Diberi waktu 3 hari untuk bertenang diri, yang oleh UU disebut masa tenang. Bukan lagi waktu untuk bercakap, berdebat atau pun berargumen sampai “bakancangan urat gulu”. Waktu 3 hari yang disediakan, lebih untuk merenung, berdialog dengan hati nurani, tentang siapa kita dan apa komitmen diri terhadap perbaikan bangsa, yang diwujudkan dengan memilih pemimpin.

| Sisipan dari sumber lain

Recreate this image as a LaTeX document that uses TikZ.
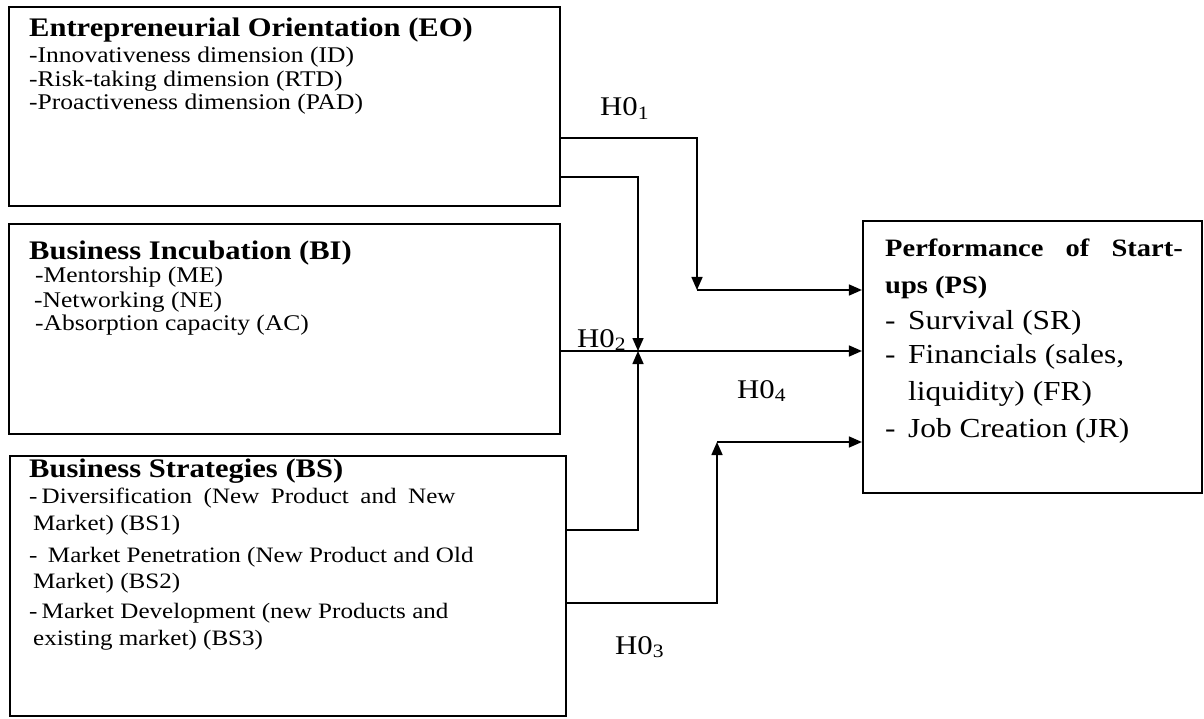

Sekali lagi, “pemimpin adalah potret warganya”, bila pemimpinnya korup, pada dasarnya warganya juga suka korup. Bila karakter pemimpinnya buruk, tidak punya komitmen, itulah sebenarnya cermin diri mayoritas warganya. Karena itu, kalau ingin pemimpinnya baik, buatlah keputusan yang terbaik, jangan asal, jangan sembarangan, jangan tidak bertanggung jawab.
Kalau sebelumnya pilihan terpengaruh atau tergiring opini, hasil survei atau analisa pakar yang berpihak dan dibayar. Maka sekarang jadilah pribadi yang independen.
Bila sebelumnya merasa tertekan oleh perintah atasan atau intervensi orang kuat dalam bentuk uang dan sembako, kali ini murni suara dan kehendak pribadi. Manfaatkan waktu untuk benar-benar berpikir, sehingga mampu memutuskan pilihan yang terbaik.
Pada sesuatu yang serius, kebudayaan Banjar yang dikenal kuat bertutur, pun tidak ingin terlalu banyak bicara. Ada waktunya mesti efektif berkata-kata, karena menyangkut sesuatu yang penting, sering kali tidak memerlukan banyak kata.
Apalagi soal komitmen yang mewakili diri. Termasuk komitmen politik, kebudayaan Banjar mengajarkan kearifan tentang “indah tabuang pandir”. Agar setiap kata yang menjadi keputusan, tidak menjadi penyesalan dikemudian hari. (nm)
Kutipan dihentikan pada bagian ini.